REQUEST:
Locate the word "chart" in the entries below, then gather every line that holds it.

MATERIAL:
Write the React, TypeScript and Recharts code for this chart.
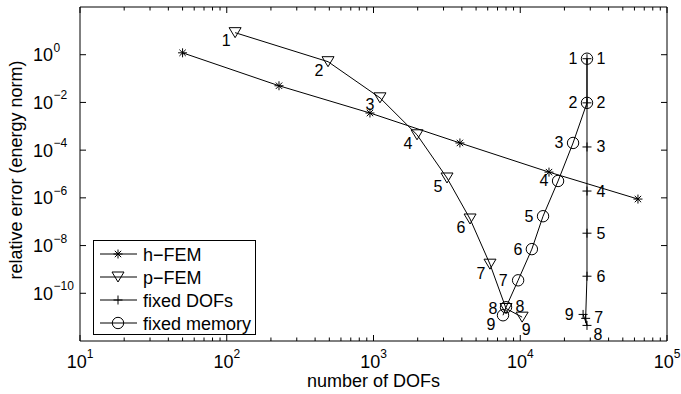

==

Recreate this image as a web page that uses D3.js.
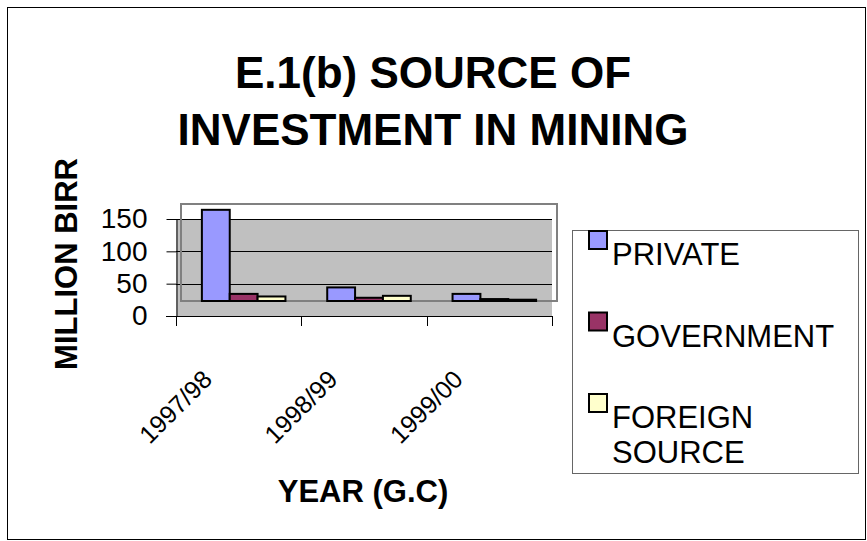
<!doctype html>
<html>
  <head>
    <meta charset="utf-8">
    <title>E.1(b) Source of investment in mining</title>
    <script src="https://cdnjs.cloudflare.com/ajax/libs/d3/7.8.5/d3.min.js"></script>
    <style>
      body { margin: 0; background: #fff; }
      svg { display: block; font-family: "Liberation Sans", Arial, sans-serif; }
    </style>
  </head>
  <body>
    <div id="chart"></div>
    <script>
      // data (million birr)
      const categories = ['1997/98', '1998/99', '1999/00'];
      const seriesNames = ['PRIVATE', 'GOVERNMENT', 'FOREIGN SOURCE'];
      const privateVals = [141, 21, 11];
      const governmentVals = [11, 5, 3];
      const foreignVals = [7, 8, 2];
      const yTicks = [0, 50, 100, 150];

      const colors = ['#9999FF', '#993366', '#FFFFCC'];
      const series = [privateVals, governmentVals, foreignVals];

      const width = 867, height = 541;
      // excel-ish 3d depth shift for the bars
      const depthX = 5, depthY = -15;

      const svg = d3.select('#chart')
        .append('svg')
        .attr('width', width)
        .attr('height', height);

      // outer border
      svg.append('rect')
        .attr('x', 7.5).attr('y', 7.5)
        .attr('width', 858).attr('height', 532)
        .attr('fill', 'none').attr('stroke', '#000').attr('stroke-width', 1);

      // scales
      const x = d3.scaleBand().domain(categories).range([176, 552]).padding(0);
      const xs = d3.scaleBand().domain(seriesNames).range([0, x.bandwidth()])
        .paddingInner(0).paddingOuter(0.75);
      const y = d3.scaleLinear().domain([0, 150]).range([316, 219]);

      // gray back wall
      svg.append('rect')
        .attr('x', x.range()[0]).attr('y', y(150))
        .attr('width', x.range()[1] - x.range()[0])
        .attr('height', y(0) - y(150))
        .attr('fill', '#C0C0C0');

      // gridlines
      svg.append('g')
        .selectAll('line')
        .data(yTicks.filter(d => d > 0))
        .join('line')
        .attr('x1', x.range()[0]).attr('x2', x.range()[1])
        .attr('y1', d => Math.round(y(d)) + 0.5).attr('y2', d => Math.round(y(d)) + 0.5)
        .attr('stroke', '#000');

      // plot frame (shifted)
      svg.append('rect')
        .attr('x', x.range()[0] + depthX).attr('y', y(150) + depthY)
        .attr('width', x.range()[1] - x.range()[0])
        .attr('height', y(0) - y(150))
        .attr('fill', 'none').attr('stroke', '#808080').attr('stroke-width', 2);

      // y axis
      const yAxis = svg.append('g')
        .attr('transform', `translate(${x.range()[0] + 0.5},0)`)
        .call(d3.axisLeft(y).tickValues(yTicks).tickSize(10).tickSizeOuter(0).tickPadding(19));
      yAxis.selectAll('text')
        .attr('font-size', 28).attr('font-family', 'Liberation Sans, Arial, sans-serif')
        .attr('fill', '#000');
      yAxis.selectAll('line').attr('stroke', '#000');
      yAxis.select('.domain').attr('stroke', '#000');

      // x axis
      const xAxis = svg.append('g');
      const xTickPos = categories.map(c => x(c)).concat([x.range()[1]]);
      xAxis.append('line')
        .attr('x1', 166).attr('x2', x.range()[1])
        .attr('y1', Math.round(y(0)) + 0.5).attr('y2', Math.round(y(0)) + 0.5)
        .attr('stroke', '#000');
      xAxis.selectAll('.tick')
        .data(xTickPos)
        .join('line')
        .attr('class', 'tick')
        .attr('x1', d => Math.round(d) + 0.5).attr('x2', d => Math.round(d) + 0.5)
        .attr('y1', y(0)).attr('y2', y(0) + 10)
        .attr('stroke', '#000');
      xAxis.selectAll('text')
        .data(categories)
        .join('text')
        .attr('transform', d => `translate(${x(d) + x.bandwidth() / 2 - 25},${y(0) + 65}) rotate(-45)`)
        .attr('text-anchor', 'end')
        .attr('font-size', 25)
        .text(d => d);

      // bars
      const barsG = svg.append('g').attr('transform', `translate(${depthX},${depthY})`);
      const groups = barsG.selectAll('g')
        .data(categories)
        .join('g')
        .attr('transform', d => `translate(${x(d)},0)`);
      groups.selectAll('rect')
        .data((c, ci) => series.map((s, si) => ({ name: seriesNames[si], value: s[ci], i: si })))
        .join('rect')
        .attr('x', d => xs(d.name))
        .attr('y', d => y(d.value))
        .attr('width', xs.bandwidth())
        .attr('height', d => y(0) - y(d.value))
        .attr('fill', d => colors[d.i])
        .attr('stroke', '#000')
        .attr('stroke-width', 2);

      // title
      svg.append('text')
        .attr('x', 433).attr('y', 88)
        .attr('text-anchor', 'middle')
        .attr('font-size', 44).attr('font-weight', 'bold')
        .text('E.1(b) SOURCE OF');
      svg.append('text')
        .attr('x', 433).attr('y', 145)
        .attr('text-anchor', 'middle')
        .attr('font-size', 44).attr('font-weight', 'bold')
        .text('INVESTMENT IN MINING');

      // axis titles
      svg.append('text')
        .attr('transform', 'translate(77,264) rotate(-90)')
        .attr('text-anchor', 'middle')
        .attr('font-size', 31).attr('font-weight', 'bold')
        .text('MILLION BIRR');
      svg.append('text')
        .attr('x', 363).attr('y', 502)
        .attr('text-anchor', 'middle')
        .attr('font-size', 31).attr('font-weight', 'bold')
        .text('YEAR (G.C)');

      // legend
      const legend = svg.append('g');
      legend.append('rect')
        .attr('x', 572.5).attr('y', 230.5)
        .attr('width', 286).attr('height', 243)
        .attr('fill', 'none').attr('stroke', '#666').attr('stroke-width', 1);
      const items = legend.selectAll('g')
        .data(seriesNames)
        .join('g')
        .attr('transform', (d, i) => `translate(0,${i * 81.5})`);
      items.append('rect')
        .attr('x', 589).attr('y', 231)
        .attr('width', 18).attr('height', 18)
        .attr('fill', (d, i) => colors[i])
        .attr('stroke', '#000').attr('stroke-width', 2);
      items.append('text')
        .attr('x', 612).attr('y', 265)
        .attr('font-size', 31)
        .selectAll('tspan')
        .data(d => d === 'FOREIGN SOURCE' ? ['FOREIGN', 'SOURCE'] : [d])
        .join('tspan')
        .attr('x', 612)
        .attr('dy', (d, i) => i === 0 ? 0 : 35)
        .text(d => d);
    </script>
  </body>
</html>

ANSWER TO THE TASK:
Write the React, TypeScript and Recharts code for this chart.
    <div id="chart"></div>
      const svg = d3.select('#chart')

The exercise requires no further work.